Phillips appointed Dina Amin as its senior director and head of the twentieth-century and contemporary art department, Europe.
The New Art Dealers Alliance (NADA) elected a new executive committee.
The Saatchi Gallery launched a new commercial space named Salon.
The Humber Street Gallery opened in Hull.
Joyce Liu and Ivan Pun joined the board of Performa, and Richard Chang was named as its new president.
John Akomfrah was awarded the Artes Mundi 7 Prize.

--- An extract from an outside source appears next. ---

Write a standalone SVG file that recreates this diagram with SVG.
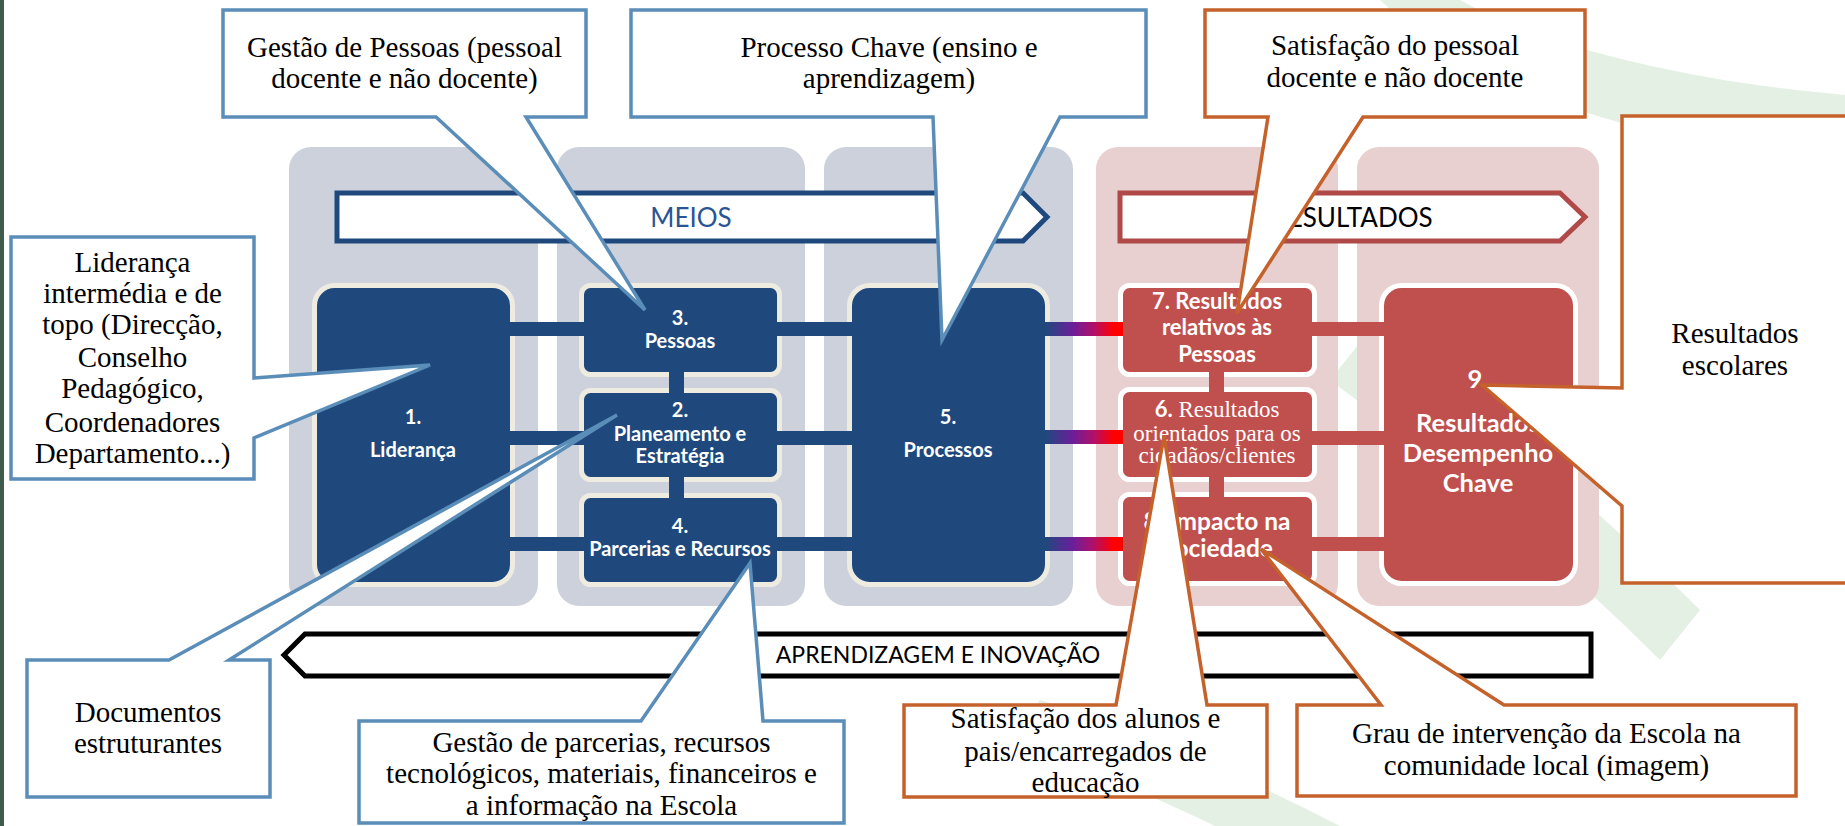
<svg xmlns="http://www.w3.org/2000/svg" width="1845" height="826" viewBox="0 0 1845 826">
<defs>
<style>
.col-b{fill:#cdd1db}
.col-r{fill:#e8cfd0}
.nb{fill:#1f497d;stroke:#eeece1;stroke-width:5}
.nr{fill:#c0504d;stroke:#ffffff;stroke-width:5}
.bb{fill:#1f497d}
.br{fill:#c0504d}
.bg{fill:url(#gbar)}
.nt{font-family:Lato,'Open Sans',sans-serif;font-weight:bold;fill:#ffffff;text-anchor:middle}
.ns{font-family:'Liberation Serif','DejaVu Serif',serif;fill:#ffffff;text-anchor:middle}
.bt{font-family:Lato,'Open Sans',sans-serif;text-anchor:middle}
.cb{fill:#ffffff;stroke:#5b8db9;stroke-width:3.5;stroke-linejoin:miter}
.co{fill:#ffffff;stroke:#c5622b;stroke-width:3.5;stroke-linejoin:miter}
.ct{font-family:'Liberation Serif','DejaVu Serif',serif;font-size:29px;fill:#000000;text-anchor:middle}
.sw{fill:#d6e8d6;opacity:0.65}
</style>
<linearGradient id="gbar" x1="0" y1="0" x2="1" y2="0">
<stop offset="0" stop-color="#1f497d"/>
<stop offset="0.35" stop-color="#6a1f9a"/>
<stop offset="0.62" stop-color="#b0106a"/>
<stop offset="0.88" stop-color="#ff0000"/>
<stop offset="1" stop-color="#ff0000"/>
</linearGradient>
</defs>

<rect x="0" y="0" width="1845" height="826" fill="#ffffff"/>
<rect x="0" y="0" width="4" height="826" fill="#3f5b4b"/>

<g id="background-swooshes">
<path class="sw" d="M1380,0 L1460,0 C1530,40 1670,80 1845,95 L1845,160 C1660,145 1490,100 1380,0 Z"/>
<path class="sw" d="M1370,330 C1480,410 1600,510 1700,610 L1660,660 C1560,560 1450,470 1330,380 Z"/>
<path class="sw" d="M1040,700 C1140,730 1250,780 1340,826 L1215,826 C1140,790 1080,765 1010,745 Z"/>
</g>

<g id="columns">
<rect class="col-b" x="289" y="147" width="249" height="459" rx="22"/>
<rect class="col-b" x="557" y="147" width="248" height="459" rx="22"/>
<rect class="col-b" x="824" y="147" width="249" height="459" rx="22"/>
<rect class="col-r" x="1096" y="147" width="242" height="459" rx="22"/>
<rect class="col-r" x="1357" y="147" width="242" height="459" rx="22"/>
</g>

<g id="banner-meios">
<polygon points="337,193 1023,193 1047,217 1023,241 337,241" fill="#ffffff" stroke="#1f497d" stroke-width="5"/>
<text class="bt" x="691" y="227" font-size="26" fill="#2a5595">MEIOS</text>
</g>
<g id="banner-resultados">
<polygon points="1120,193 1560,193 1585,217 1560,241 1120,241" fill="#ffffff" stroke="#b04a48" stroke-width="5"/>
<text class="bt" x="1352" y="227" font-size="26" fill="#000000">RESULTADOS</text>
</g>

<g id="node-1">
<rect class="nb" x="314.5" y="285.5" width="198" height="299" rx="20"/>
<text class="nt" x="413" y="424" font-size="20">1.</text>
<text class="nt" x="413" y="457" font-size="20">Liderança</text>
</g>
<g id="node-3">
<rect class="nb" x="581.5" y="285.5" width="198" height="89" rx="9"/>
<text class="nt" x="680" y="325" font-size="20">3.</text>
<text class="nt" x="680" y="348" font-size="20">Pessoas</text>
</g>
<g id="node-2">
<rect class="nb" x="581.5" y="390.5" width="198" height="89" rx="9"/>
<text class="nt" x="680" y="417" font-size="20">2.</text>
<text class="nt" x="680" y="441" font-size="20">Planeamento e</text>
<text class="nt" x="680" y="463" font-size="20">Estratégia</text>
</g>
<g id="node-4">
<rect class="nb" x="581.5" y="495.5" width="198" height="89" rx="9"/>
<text class="nt" x="680" y="533" font-size="20">4.</text>
<text class="nt" x="680" y="556" font-size="20">Parcerias e Recursos</text>
</g>
<g id="node-5">
<rect class="nb" x="849.5" y="285.5" width="198" height="299" rx="20"/>
<text class="nt" x="948" y="424" font-size="20">5.</text>
<text class="nt" x="948" y="457" font-size="20">Processos</text>
</g>
<g id="node-7">
<rect class="nr" x="1120.5" y="285.5" width="194" height="89" rx="9"/>
<text class="nt" x="1217" y="309" font-size="22">7. Resultados</text>
<text class="nt" x="1217" y="335" font-size="22">relativos às</text>
<text class="nt" x="1217" y="362" font-size="22">Pessoas</text>
</g>
<g id="node-6">
<rect class="nr" x="1120.5" y="389.5" width="194" height="90" rx="9"/>
<text class="ns" x="1217" y="417" font-size="23"><tspan font-family="Lato,'Open Sans',sans-serif" font-weight="bold" font-size="22">6.</tspan>  Resultados</text>
<text class="ns" x="1217" y="441" font-size="23">orientados para os</text>
<text class="ns" x="1217" y="463" font-size="23">cidadãos/clientes</text>
</g>
<g id="node-8">
<rect class="nr" x="1120.5" y="494.5" width="194" height="89" rx="9"/>
<text class="nt" x="1217" y="530" font-size="24.5">8. Impacto na</text>
<text class="nt" x="1217" y="557" font-size="24.5">Sociedade</text>
</g>
<g id="node-9">
<rect class="nr" x="1381.5" y="285.5" width="194" height="298" rx="20"/>
<text class="nt" x="1478" y="388" font-size="25.5">9.</text>
<text class="nt" x="1478" y="432" font-size="25.5">Resultados</text>
<text class="nt" x="1478" y="462" font-size="25.5">Desempenho</text>
<text class="nt" x="1478" y="492" font-size="25.5">Chave</text>
</g>

<g id="connectors">
<rect class="bb" x="510" y="322" width="74" height="14"/>
<rect class="bb" x="510" y="431" width="74" height="14"/>
<rect class="bb" x="510" y="537" width="74" height="14"/>
<rect class="bb" x="777" y="322" width="75" height="14"/>
<rect class="bb" x="777" y="431" width="75" height="14"/>
<rect class="bb" x="777" y="537" width="75" height="14"/>
<rect class="bb" x="669" y="372" width="15" height="21"/>
<rect class="bb" x="669" y="477" width="15" height="21"/>
<rect class="bg" x="1045" y="322" width="78" height="14"/>
<rect class="bg" x="1045" y="430" width="78" height="14"/>
<rect class="bg" x="1045" y="537" width="78" height="14"/>
<rect class="br" x="1312" y="322" width="72" height="14"/>
<rect class="br" x="1312" y="431" width="72" height="14"/>
<rect class="br" x="1312" y="537" width="72" height="14"/>
<rect class="br" x="1209" y="372" width="15" height="20"/>
<rect class="br" x="1209" y="477" width="15" height="20"/>
</g>

<g id="banner-aprendizagem">
<polygon points="284,655 305,634 1591,634 1591,676 305,676" fill="#ffffff" stroke="#000000" stroke-width="5"/>
<text class="bt" x="938" y="663" font-size="23" fill="#000000">APRENDIZAGEM E INOVAÇÃO</text>
</g>

<g id="callout-gestao-pessoas">
<path class="cb" d="M223,10 H586 V117 H526 L645,310 L436,117 H223 Z"/>
<text class="ct" x="404.5" y="57">Gestão de Pessoas (pessoal</text>
<text class="ct" x="404.5" y="88">docente e não docente)</text>
</g>
<g id="callout-processo-chave">
<path class="cb" d="M631,10 H1146 V117 H1060 L942,340 L933,117 H631 Z"/>
<text class="ct" x="889" y="57">Processo Chave (ensino e</text>
<text class="ct" x="889" y="88">aprendizagem)</text>
</g>
<g id="callout-satisfacao-pessoal">
<path class="co" d="M1205,10 H1585 V117 H1363 L1237,313 L1268,117 H1205 Z"/>
<text class="ct" x="1395" y="55">Satisfação do pessoal</text>
<text class="ct" x="1395" y="87">docente e não docente</text>
</g>
<g id="callout-resultados-escolares">
<path class="co" d="M1622,116 H1870 V583 H1622 V506 L1482,385 L1622,388 Z"/>
<text class="ct" x="1735" y="343">Resultados</text>
<text class="ct" x="1735" y="375">escolares</text>
</g>
<g id="callout-lideranca">
<path class="cb" d="M11,237 H254 V378 L430,365 L254,438 V479 H11 Z"/>
<text class="ct" x="132.5" y="272">Liderança</text>
<text class="ct" x="132.5" y="303">intermédia e de</text>
<text class="ct" x="132.5" y="334">topo (Direcção,</text>
<text class="ct" x="132.5" y="367">Conselho</text>
<text class="ct" x="132.5" y="398">Pedagógico,</text>
<text class="ct" x="132.5" y="432">Coordenadores</text>
<text class="ct" x="132.5" y="463">Departamento...)</text>
</g>
<g id="callout-documentos">
<path class="cb" d="M27,660 H169 L617,415 L229,660 H270 V797 H27 Z"/>
<text class="ct" x="148" y="722">Documentos</text>
<text class="ct" x="148" y="753">estruturantes</text>
</g>
<g id="callout-parcerias">
<path class="cb" d="M359,721 H641 L750,563 L763,721 H844 V823 H359 Z"/>
<text class="ct" x="601.5" y="752">Gestão de parcerias, recursos</text>
<text class="ct" x="601.5" y="783">tecnológicos, materiais, financeiros e</text>
<text class="ct" x="601.5" y="815">a informação na Escola</text>
</g>
<g id="callout-satisfacao-alunos">
<path class="co" d="M904,705 H1116 L1164,436 L1207,705 H1267 V797 H904 Z"/>
<text class="ct" x="1085.5" y="728">Satisfação dos alunos e</text>
<text class="ct" x="1085.5" y="761">pais/encarregados de</text>
<text class="ct" x="1085.5" y="792">educação</text>
</g>
<g id="callout-intervencao">
<path class="co" d="M1297,705 H1381 L1261,549 L1504,705 H1796 V796 H1297 Z"/>
<text class="ct" x="1546.5" y="743">Grau de intervenção da Escola na</text>
<text class="ct" x="1546.5" y="775">comunidade local (imagem)</text>
</g>
</svg>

Nari Ward received the 2017 Vilcek Prize for the Arts. The Vilcek Foundation also awarded prizes to Iman Issa, Meleko Mokgosi, and Carlos Motta.
Annette Lemieux was awarded the 2017 Maud Morgan Prize.
Pioneer Works announced its 2017 residents.
Smack Mellon launched an open call for its summer group exhibition, Race and Revolution: Still Separate — Still Unequal.
Dore Ashton (1928–2017), art historian and critic.
Philip Cannon (1929–2016), composer.
Alexander Chancellor (1940–2017), writer and editor.
Saloua Raouda Choucair (1916–2017), painter and sculptor.
John Hurt (1940–2017), actor.
Masaya Nakamura (1925–2017), toy and game entrepreneur. Producer of Pac-Man.
Lennart Nilsson (1922–2017), photographer. Best known for his images of human fetuses and embryos.
Paul Ornstein (1924–2017), psychoanalyst and Holocaust survivor.
Charles Recher (1950–2017), artist.
Chuck Stewart (1927–2017), photographer.
Emma Tennant (1937–2017), novelist.
John Wetton (1949–2017), bass player, vocalist and songwriter. Early member of King Crimson.
Max Wilcox (1928–2017), record producer.